→ What to work on: Set the listing down again exactly, please, apart from its pictures.

====================

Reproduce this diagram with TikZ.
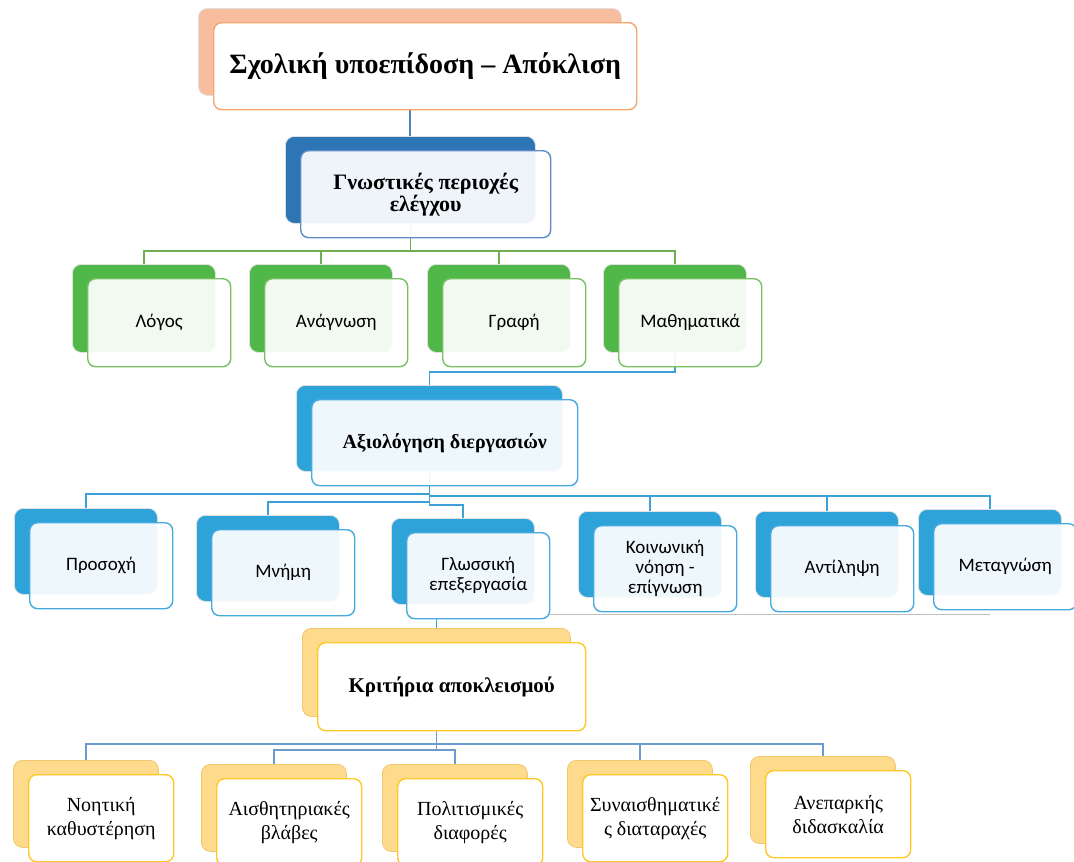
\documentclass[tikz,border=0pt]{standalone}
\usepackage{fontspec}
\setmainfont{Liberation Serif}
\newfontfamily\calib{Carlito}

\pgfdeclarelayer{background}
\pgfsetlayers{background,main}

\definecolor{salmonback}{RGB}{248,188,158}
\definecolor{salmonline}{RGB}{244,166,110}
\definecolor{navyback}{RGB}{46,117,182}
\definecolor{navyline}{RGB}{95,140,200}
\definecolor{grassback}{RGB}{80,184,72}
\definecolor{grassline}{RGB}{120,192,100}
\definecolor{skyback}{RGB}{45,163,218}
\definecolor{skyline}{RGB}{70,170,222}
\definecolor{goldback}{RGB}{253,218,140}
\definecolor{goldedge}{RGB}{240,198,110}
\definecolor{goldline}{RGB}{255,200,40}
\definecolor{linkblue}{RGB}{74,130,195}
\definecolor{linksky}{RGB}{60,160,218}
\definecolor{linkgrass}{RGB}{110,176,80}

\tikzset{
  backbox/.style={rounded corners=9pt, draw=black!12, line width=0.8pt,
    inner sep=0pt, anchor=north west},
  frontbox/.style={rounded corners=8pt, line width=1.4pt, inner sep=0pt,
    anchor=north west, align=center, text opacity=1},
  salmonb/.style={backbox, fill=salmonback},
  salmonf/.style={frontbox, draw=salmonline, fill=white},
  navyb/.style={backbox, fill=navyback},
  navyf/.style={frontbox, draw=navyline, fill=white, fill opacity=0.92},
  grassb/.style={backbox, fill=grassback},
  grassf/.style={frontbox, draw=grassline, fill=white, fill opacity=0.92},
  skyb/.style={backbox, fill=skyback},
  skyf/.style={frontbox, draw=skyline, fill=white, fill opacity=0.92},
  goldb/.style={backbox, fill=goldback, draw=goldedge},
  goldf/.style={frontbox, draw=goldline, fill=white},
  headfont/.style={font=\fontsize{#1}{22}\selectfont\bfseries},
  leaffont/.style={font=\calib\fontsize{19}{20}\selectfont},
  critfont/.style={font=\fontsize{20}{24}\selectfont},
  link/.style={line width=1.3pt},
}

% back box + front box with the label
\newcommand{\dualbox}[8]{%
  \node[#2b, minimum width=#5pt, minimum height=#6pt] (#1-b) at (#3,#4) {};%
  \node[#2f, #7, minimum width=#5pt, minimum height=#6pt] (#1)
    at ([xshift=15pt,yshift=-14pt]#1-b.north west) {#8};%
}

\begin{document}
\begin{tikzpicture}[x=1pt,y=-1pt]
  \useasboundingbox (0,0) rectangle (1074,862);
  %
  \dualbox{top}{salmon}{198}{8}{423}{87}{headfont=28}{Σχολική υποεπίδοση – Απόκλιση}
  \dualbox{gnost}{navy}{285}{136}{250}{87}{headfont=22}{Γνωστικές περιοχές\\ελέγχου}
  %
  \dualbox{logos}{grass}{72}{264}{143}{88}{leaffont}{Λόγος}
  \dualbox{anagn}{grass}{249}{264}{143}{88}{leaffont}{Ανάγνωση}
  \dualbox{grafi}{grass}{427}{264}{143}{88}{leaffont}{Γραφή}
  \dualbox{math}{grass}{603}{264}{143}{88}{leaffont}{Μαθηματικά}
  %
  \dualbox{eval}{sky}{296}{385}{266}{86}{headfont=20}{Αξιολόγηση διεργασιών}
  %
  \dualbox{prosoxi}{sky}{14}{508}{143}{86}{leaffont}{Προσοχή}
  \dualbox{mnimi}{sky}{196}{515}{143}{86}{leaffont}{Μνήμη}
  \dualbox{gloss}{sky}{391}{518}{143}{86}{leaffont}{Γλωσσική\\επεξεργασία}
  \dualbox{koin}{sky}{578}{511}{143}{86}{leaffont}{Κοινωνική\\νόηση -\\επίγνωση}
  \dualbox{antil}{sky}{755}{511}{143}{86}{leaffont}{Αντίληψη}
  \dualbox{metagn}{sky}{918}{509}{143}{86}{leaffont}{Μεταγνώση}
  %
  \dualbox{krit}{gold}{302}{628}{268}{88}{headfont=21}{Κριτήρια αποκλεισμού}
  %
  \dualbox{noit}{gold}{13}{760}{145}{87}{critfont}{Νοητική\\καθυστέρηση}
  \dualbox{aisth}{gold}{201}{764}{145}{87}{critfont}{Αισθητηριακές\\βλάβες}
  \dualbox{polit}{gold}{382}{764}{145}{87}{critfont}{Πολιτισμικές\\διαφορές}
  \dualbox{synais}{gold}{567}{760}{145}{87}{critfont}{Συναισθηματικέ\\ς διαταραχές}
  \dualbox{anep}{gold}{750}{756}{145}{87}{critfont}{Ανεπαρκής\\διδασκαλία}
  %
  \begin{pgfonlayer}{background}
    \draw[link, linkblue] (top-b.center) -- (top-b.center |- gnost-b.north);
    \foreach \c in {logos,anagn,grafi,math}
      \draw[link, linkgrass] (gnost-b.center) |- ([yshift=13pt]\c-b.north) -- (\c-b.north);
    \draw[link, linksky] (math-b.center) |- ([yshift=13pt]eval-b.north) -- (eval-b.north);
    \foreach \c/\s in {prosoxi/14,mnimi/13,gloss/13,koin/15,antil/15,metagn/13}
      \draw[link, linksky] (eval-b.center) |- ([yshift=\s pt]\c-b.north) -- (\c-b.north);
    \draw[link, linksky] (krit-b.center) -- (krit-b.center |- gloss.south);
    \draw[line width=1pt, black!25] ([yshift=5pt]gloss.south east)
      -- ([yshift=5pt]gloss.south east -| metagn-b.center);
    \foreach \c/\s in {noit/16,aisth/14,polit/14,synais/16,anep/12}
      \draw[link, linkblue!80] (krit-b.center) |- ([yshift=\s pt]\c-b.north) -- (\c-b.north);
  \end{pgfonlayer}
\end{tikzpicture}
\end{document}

====================

→ Response:
Reproduce this diagram with TikZ.
\documentclass[tikz,border=0pt]{standalone}
\usepackage{fontspec}
\setmainfont{Liberation Serif}
\newfontfamily\calib{Carlito}

\pgfdeclarelayer{background}
\pgfsetlayers{background,main}

\definecolor{salmonback}{RGB}{248,188,158}
\definecolor{salmonline}{RGB}{244,166,110}
\definecolor{navyback}{RGB}{46,117,182}
\definecolor{navyline}{RGB}{95,140,200}
\definecolor{grassback}{RGB}{80,184,72}
\definecolor{grassline}{RGB}{120,192,100}
\definecolor{skyback}{RGB}{45,163,218}
\definecolor{skyline}{RGB}{70,170,222}
\definecolor{goldback}{RGB}{253,218,140}
\definecolor{goldedge}{RGB}{240,198,110}
\definecolor{goldline}{RGB}{255,200,40}
\definecolor{linkblue}{RGB}{74,130,195}
\definecolor{linksky}{RGB}{60,160,218}
\definecolor{linkgrass}{RGB}{110,176,80}

\tikzset{
  backbox/.style={rounded corners=9pt, draw=black!12, line width=0.8pt,
    inner sep=0pt, anchor=north west},
  frontbox/.style={rounded corners=8pt, line width=1.4pt, inner sep=0pt,
    anchor=north west, align=center, text opacity=1},
  salmonb/.style={backbox, fill=salmonback},
  salmonf/.style={frontbox, draw=salmonline, fill=white},
  navyb/.style={backbox, fill=navyback},
  navyf/.style={frontbox, draw=navyline, fill=white, fill opacity=0.92},
  grassb/.style={backbox, fill=grassback},
  grassf/.style={frontbox, draw=grassline, fill=white, fill opacity=0.92},
  skyb/.style={backbox, fill=skyback},
  skyf/.style={frontbox, draw=skyline, fill=white, fill opacity=0.92},
  goldb/.style={backbox, fill=goldback, draw=goldedge},
  goldf/.style={frontbox, draw=goldline, fill=white},
  headfont/.style={font=\fontsize{#1}{22}\selectfont\bfseries},
  leaffont/.style={font=\calib\fontsize{19}{20}\selectfont},
  critfont/.style={font=\fontsize{20}{24}\selectfont},
  link/.style={line width=1.3pt},
}

% back box + front box with the label
\newcommand{\dualbox}[8]{%
  \node[#2b, minimum width=#5pt, minimum height=#6pt] (#1-b) at (#3,#4) {};%
  \node[#2f, #7, minimum width=#5pt, minimum height=#6pt] (#1)
    at ([xshift=15pt,yshift=-14pt]#1-b.north west) {#8};%
}

\begin{document}
\begin{tikzpicture}[x=1pt,y=-1pt]
  \useasboundingbox (0,0) rectangle (1074,862);
  %
  \dualbox{top}{salmon}{198}{8}{423}{87}{headfont=28}{Σχολική υποεπίδοση – Απόκλιση}
  \dualbox{gnost}{navy}{285}{136}{250}{87}{headfont=22}{Γνωστικές περιοχές\\ελέγχου}
  %
  \dualbox{logos}{grass}{72}{264}{143}{88}{leaffont}{Λόγος}
  \dualbox{anagn}{grass}{249}{264}{143}{88}{leaffont}{Ανάγνωση}
  \dualbox{grafi}{grass}{427}{264}{143}{88}{leaffont}{Γραφή}
  \dualbox{math}{grass}{603}{264}{143}{88}{leaffont}{Μαθηματικά}
  %
  \dualbox{eval}{sky}{296}{385}{266}{86}{headfont=20}{Αξιολόγηση διεργασιών}
  %
  \dualbox{prosoxi}{sky}{14}{508}{143}{86}{leaffont}{Προσοχή}
  \dualbox{mnimi}{sky}{196}{515}{143}{86}{leaffont}{Μνήμη}
  \dualbox{gloss}{sky}{391}{518}{143}{86}{leaffont}{Γλωσσική\\επεξεργασία}
  \dualbox{koin}{sky}{578}{511}{143}{86}{leaffont}{Κοινωνική\\νόηση -\\επίγνωση}
  \dualbox{antil}{sky}{755}{511}{143}{86}{leaffont}{Αντίληψη}
  \dualbox{metagn}{sky}{918}{509}{143}{86}{leaffont}{Μεταγνώση}
  %
  \dualbox{krit}{gold}{302}{628}{268}{88}{headfont=21}{Κριτήρια αποκλεισμού}
  %
  \dualbox{noit}{gold}{13}{760}{145}{87}{critfont}{Νοητική\\καθυστέρηση}
  \dualbox{aisth}{gold}{201}{764}{145}{87}{critfont}{Αισθητηριακές\\βλάβες}
  \dualbox{polit}{gold}{382}{764}{145}{87}{critfont}{Πολιτισμικές\\διαφορές}
  \dualbox{synais}{gold}{567}{760}{145}{87}{critfont}{Συναισθηματικέ\\ς διαταραχές}
  \dualbox{anep}{gold}{750}{756}{145}{87}{critfont}{Ανεπαρκής\\διδασκαλία}
  %
  \begin{pgfonlayer}{background}
    \draw[link, linkblue] (top-b.center) -- (top-b.center |- gnost-b.north);
    \foreach \c in {logos,anagn,grafi,math}
      \draw[link, linkgrass] (gnost-b.center) |- ([yshift=13pt]\c-b.north) -- (\c-b.north);
    \draw[link, linksky] (math-b.center) |- ([yshift=13pt]eval-b.north) -- (eval-b.north);
    \foreach \c/\s in {prosoxi/14,mnimi/13,gloss/13,koin/15,antil/15,metagn/13}
      \draw[link, linksky] (eval-b.center) |- ([yshift=\s pt]\c-b.north) -- (\c-b.north);
    \draw[link, linksky] (krit-b.center) -- (krit-b.center |- gloss.south);
    \draw[line width=1pt, black!25] ([yshift=5pt]gloss.south east)
      -- ([yshift=5pt]gloss.south east -| metagn-b.center);
    \foreach \c/\s in {noit/16,aisth/14,polit/14,synais/16,anep/12}
      \draw[link, linkblue!80] (krit-b.center) |- ([yshift=\s pt]\c-b.north) -- (\c-b.north);
  \end{pgfonlayer}
\end{tikzpicture}
\end{document}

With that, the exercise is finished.